## [Written task]
Without including any pictures, copy each entry below exactly.

## [Record excerpts]
********************
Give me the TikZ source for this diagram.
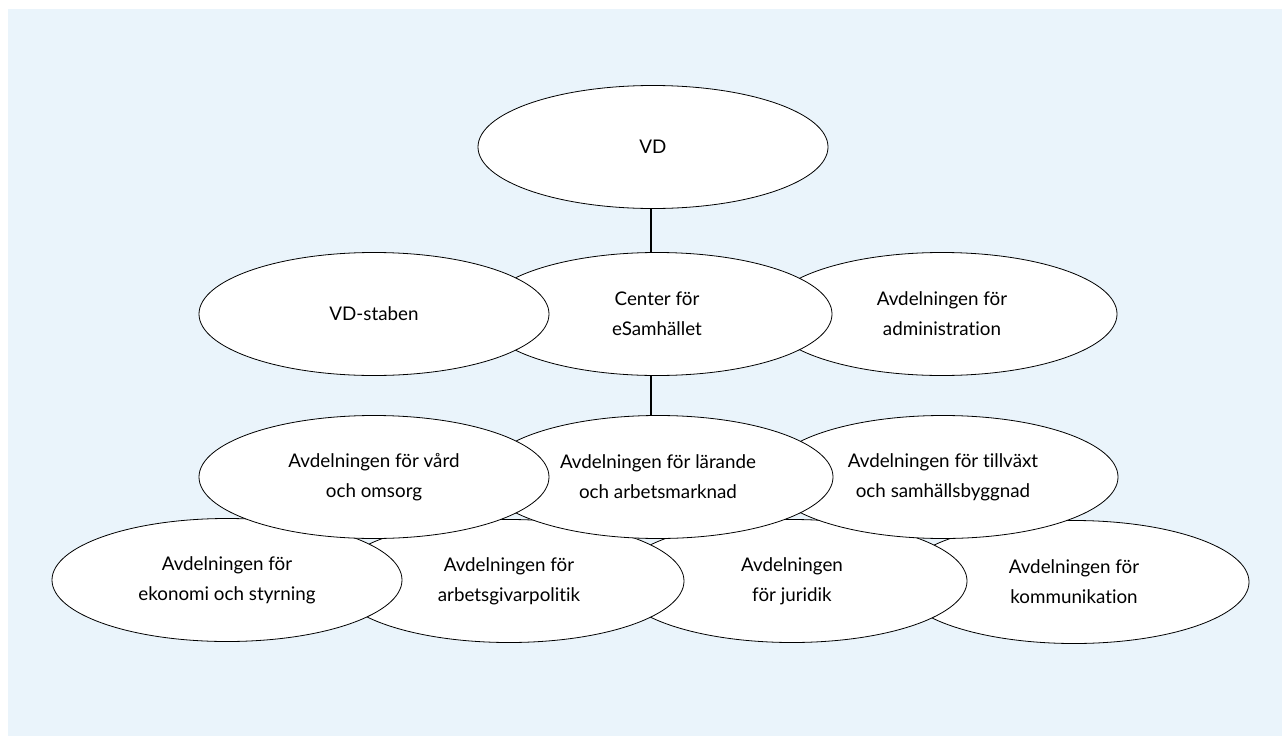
\documentclass[tikz,border=0pt]{standalone}
\usepackage{fontspec}
\setmainfont{Lato}[Ligatures=NoCommon]
\usetikzlibrary{shapes.geometric}
\definecolor{bgblue}{HTML}{EAF4FB}
\tikzset{
  unit/.style={ellipse, draw=black, line width=0.8pt, fill=white,
    minimum width=350pt, minimum height=123pt, inner sep=0pt,
    align=center, font=\fontsize{18.8}{30}\selectfont},
  link/.style={draw=black, line width=2pt}
}
\begin{document}
\begin{tikzpicture}[x=1pt,y=-1pt]
\useasboundingbox (0,0) rectangle (1282,736);
\fill[bgblue] (8,9) rectangle (1282,736);
% row 4 (drawn right to left, left ellipses on top)
\node[unit] (komm) at (1074,582) {Avdelningen för\\kommunikation};
\node[unit] (jur)  at (792,581) {Avdelningen\\för juridik};
\node[unit] (arb)  at (509,581) {Avdelningen för\\arbetsgivarpolitik};
\node[unit] (eko)  at (227,580) {Avdelningen för\\ekonomi och styrning};
% row 3
\node[unit] (till) at (943,477) {Avdelningen för tillväxt\\och samhällsbyggnad};
\node[unit] (lar)  at (658,477) {Avdelningen för lärande\\och arbetsmarknad};
\node[unit] (vard) at (374,477) {Avdelningen för vård\\och omsorg};
% row 2
\node[unit] (adm)  at (942,314) {Avdelningen för\\administration};
\node[unit] (cen)  at (657,314) {Center för\\eSamhället};
\node[unit] (stab) at (374,314) {VD-staben};
% row 1
\node[unit] (vd)   at (653,147) {VD};
% connectors
\coordinate (vdbot) at ([xshift=-2pt]vd.south);
\draw[link] (vdbot) -- (vdbot |- cen.north);
\coordinate (cenbot) at ([xshift=-6pt]cen.south);
\draw[link] (cenbot) -- (cenbot |- lar.north);
\end{tikzpicture}
\end{document}
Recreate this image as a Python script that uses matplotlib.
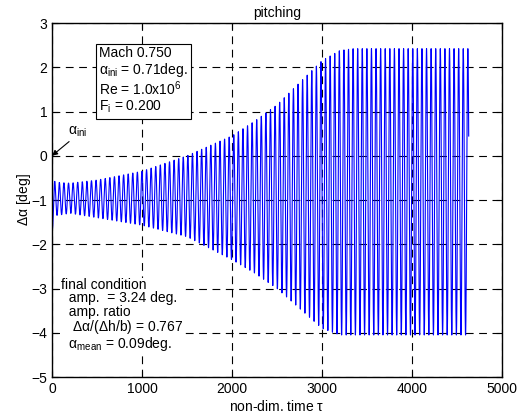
import numpy as np
import matplotlib
matplotlib.use("Agg")
import matplotlib.pyplot as plt

# ---- data ----
alpha_ini = 0.0          # start value at tau = 0
t_end = 4630.0
period = 51.0            # oscillation period in tau
# amplitude envelope (tau, upper peak, lower trough) in deg
env_t = [5, 50, 200, 500, 1000, 1500, 2000, 2250, 2500, 2750, 3000, 3200, 3350, 4630]
env_up = [-0.55, -0.6, -0.62, -0.55, -0.35, 0.0, 0.45, 0.78, 1.15, 1.65, 2.15, 2.38, 2.42, 2.42]
env_lo = [-1.65, -1.35, -1.3, -1.4, -1.57, -1.83, -2.35, -2.65, -3.0, -3.45, -3.9, -4.05, -4.05, -4.05]

xticks = [0, 1000, 2000, 3000, 4000, 5000]
yticks = [-5, -4, -3, -2, -1, 0, 1, 2, 3]

plt.rcParams["font.family"] = ["Liberation Sans", "DejaVu Sans"]
plt.rcParams["mathtext.fontset"] = "custom"
plt.rcParams["mathtext.rm"] = "Liberation Sans"
plt.rcParams["mathtext.it"] = "Liberation Sans"
plt.rcParams["font.size"] = 10

# build the time history from the envelope
tau = np.linspace(env_t[0], t_end, 30000)
up = np.interp(tau, env_t, env_up)
lo = np.interp(tau, env_t, env_lo)
mid = 0.5 * (up + lo)
amp = 0.5 * (up - lo)
sig = mid - amp * np.cos(2 * np.pi * (tau - env_t[0]) / period)
tau = np.concatenate([[0.0], tau])
sig = np.concatenate([[alpha_ini], sig])

fig = plt.figure(figsize=(5.22, 4.19), dpi=100)
ax = fig.add_axes([52 / 522, 1 - 377 / 419, 450 / 522, 354 / 419])

ax.plot(tau, sig, color="#0000ff", linewidth=0.8)

ax.set_xlim(0, 5000)
ax.set_ylim(-5, 3)
ax.set_xticks(xticks)
ax.set_yticks(yticks)
ax.tick_params(direction="in", top=True, right=True, length=4, labelsize=10)
ax.grid(True, color="black", linestyle=(0, (7, 5)), linewidth=0.8)
for s in ax.spines.values():
    s.set_linewidth(1.0)

ax.set_title("pitching", fontsize=10, pad=4)
ax.set_xlabel(r"non-dim. time $\tau$", fontsize=10, labelpad=2)
ax.set_ylabel(r"$\Delta\alpha$ [deg]", fontsize=10, labelpad=-1)

ax.text(0.105, 0.935,
        "Mach 0.750\n" r"$\alpha_{\rm ini}$ = 0.71deg." "\n"
        r"Re = 1.0x10$^6$" "\n" r"F$_{\rm i}$ = 0.200",
        transform=ax.transAxes, va="top", ha="left", fontsize=10, linespacing=1.05,
        bbox=dict(boxstyle="square,pad=0.25", facecolor="white", edgecolor="black", linewidth=0.8),
        zorder=5)

ax.annotate("", xy=(0, alpha_ini), xytext=(0.038, 0.665),
            textcoords="axes fraction",
            arrowprops=dict(arrowstyle="-|>", color="black", lw=0.8, mutation_scale=8,
                            shrinkA=0, shrinkB=0),
            zorder=6)
ax.text(0.036, 0.672, r"$\alpha_{\rm ini}$", transform=ax.transAxes,
        ha="left", va="bottom", fontsize=10, zorder=6)

ax.text(0.02, 0.28,
        "final condition\n"
        "  amp.  = 3.24 deg.\n"
        "  amp. ratio\n"
        r"   $\Delta\alpha/(\Delta$h/b) = 0.767" "\n"
        r"  $\alpha_{\rm mean}$ = 0.09deg.",
        transform=ax.transAxes, va="top", ha="left", fontsize=10, linespacing=0.95,
        bbox=dict(boxstyle="square,pad=0.1", facecolor="white", edgecolor="none"),
        zorder=5)

fig.savefig("out.png", dpi=100)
********************
## [Result for this task]
Give me the TikZ source for this diagram.
\documentclass[tikz,border=0pt]{standalone}
\usepackage{fontspec}
\setmainfont{Lato}[Ligatures=NoCommon]
\usetikzlibrary{shapes.geometric}
\definecolor{bgblue}{HTML}{EAF4FB}
\tikzset{
  unit/.style={ellipse, draw=black, line width=0.8pt, fill=white,
    minimum width=350pt, minimum height=123pt, inner sep=0pt,
    align=center, font=\fontsize{18.8}{30}\selectfont},
  link/.style={draw=black, line width=2pt}
}
\begin{document}
\begin{tikzpicture}[x=1pt,y=-1pt]
\useasboundingbox (0,0) rectangle (1282,736);
\fill[bgblue] (8,9) rectangle (1282,736);
% row 4 (drawn right to left, left ellipses on top)
\node[unit] (komm) at (1074,582) {Avdelningen för\\kommunikation};
\node[unit] (jur)  at (792,581) {Avdelningen\\för juridik};
\node[unit] (arb)  at (509,581) {Avdelningen för\\arbetsgivarpolitik};
\node[unit] (eko)  at (227,580) {Avdelningen för\\ekonomi och styrning};
% row 3
\node[unit] (till) at (943,477) {Avdelningen för tillväxt\\och samhällsbyggnad};
\node[unit] (lar)  at (658,477) {Avdelningen för lärande\\och arbetsmarknad};
\node[unit] (vard) at (374,477) {Avdelningen för vård\\och omsorg};
% row 2
\node[unit] (adm)  at (942,314) {Avdelningen för\\administration};
\node[unit] (cen)  at (657,314) {Center för\\eSamhället};
\node[unit] (stab) at (374,314) {VD-staben};
% row 1
\node[unit] (vd)   at (653,147) {VD};
% connectors
\coordinate (vdbot) at ([xshift=-2pt]vd.south);
\draw[link] (vdbot) -- (vdbot |- cen.north);
\coordinate (cenbot) at ([xshift=-6pt]cen.south);
\draw[link] (cenbot) -- (cenbot |- lar.north);
\end{tikzpicture}
\end{document}
Recreate this image as a Python script that uses matplotlib.
import numpy as np
import matplotlib
matplotlib.use("Agg")
import matplotlib.pyplot as plt

# ---- data ----
alpha_ini = 0.0          # start value at tau = 0
t_end = 4630.0
period = 51.0            # oscillation period in tau
# amplitude envelope (tau, upper peak, lower trough) in deg
env_t = [5, 50, 200, 500, 1000, 1500, 2000, 2250, 2500, 2750, 3000, 3200, 3350, 4630]
env_up = [-0.55, -0.6, -0.62, -0.55, -0.35, 0.0, 0.45, 0.78, 1.15, 1.65, 2.15, 2.38, 2.42, 2.42]
env_lo = [-1.65, -1.35, -1.3, -1.4, -1.57, -1.83, -2.35, -2.65, -3.0, -3.45, -3.9, -4.05, -4.05, -4.05]

xticks = [0, 1000, 2000, 3000, 4000, 5000]
yticks = [-5, -4, -3, -2, -1, 0, 1, 2, 3]

plt.rcParams["font.family"] = ["Liberation Sans", "DejaVu Sans"]
plt.rcParams["mathtext.fontset"] = "custom"
plt.rcParams["mathtext.rm"] = "Liberation Sans"
plt.rcParams["mathtext.it"] = "Liberation Sans"
plt.rcParams["font.size"] = 10

# build the time history from the envelope
tau = np.linspace(env_t[0], t_end, 30000)
up = np.interp(tau, env_t, env_up)
lo = np.interp(tau, env_t, env_lo)
mid = 0.5 * (up + lo)
amp = 0.5 * (up - lo)
sig = mid - amp * np.cos(2 * np.pi * (tau - env_t[0]) / period)
tau = np.concatenate([[0.0], tau])
sig = np.concatenate([[alpha_ini], sig])

fig = plt.figure(figsize=(5.22, 4.19), dpi=100)
ax = fig.add_axes([52 / 522, 1 - 377 / 419, 450 / 522, 354 / 419])

ax.plot(tau, sig, color="#0000ff", linewidth=0.8)

ax.set_xlim(0, 5000)
ax.set_ylim(-5, 3)
ax.set_xticks(xticks)
ax.set_yticks(yticks)
ax.tick_params(direction="in", top=True, right=True, length=4, labelsize=10)
ax.grid(True, color="black", linestyle=(0, (7, 5)), linewidth=0.8)
for s in ax.spines.values():
    s.set_linewidth(1.0)

ax.set_title("pitching", fontsize=10, pad=4)
ax.set_xlabel(r"non-dim. time $\tau$", fontsize=10, labelpad=2)
ax.set_ylabel(r"$\Delta\alpha$ [deg]", fontsize=10, labelpad=-1)

ax.text(0.105, 0.935,
        "Mach 0.750\n" r"$\alpha_{\rm ini}$ = 0.71deg." "\n"
        r"Re = 1.0x10$^6$" "\n" r"F$_{\rm i}$ = 0.200",
        transform=ax.transAxes, va="top", ha="left", fontsize=10, linespacing=1.05,
        bbox=dict(boxstyle="square,pad=0.25", facecolor="white", edgecolor="black", linewidth=0.8),
        zorder=5)

ax.annotate("", xy=(0, alpha_ini), xytext=(0.038, 0.665),
            textcoords="axes fraction",
            arrowprops=dict(arrowstyle="-|>", color="black", lw=0.8, mutation_scale=8,
                            shrinkA=0, shrinkB=0),
            zorder=6)
ax.text(0.036, 0.672, r"$\alpha_{\rm ini}$", transform=ax.transAxes,
        ha="left", va="bottom", fontsize=10, zorder=6)

ax.text(0.02, 0.28,
        "final condition\n"
        "  amp.  = 3.24 deg.\n"
        "  amp. ratio\n"
        r"   $\Delta\alpha/(\Delta$h/b) = 0.767" "\n"
        r"  $\alpha_{\rm mean}$ = 0.09deg.",
        transform=ax.transAxes, va="top", ha="left", fontsize=10, linespacing=0.95,
        bbox=dict(boxstyle="square,pad=0.1", facecolor="white", edgecolor="none"),
        zorder=5)

fig.savefig("out.png", dpi=100)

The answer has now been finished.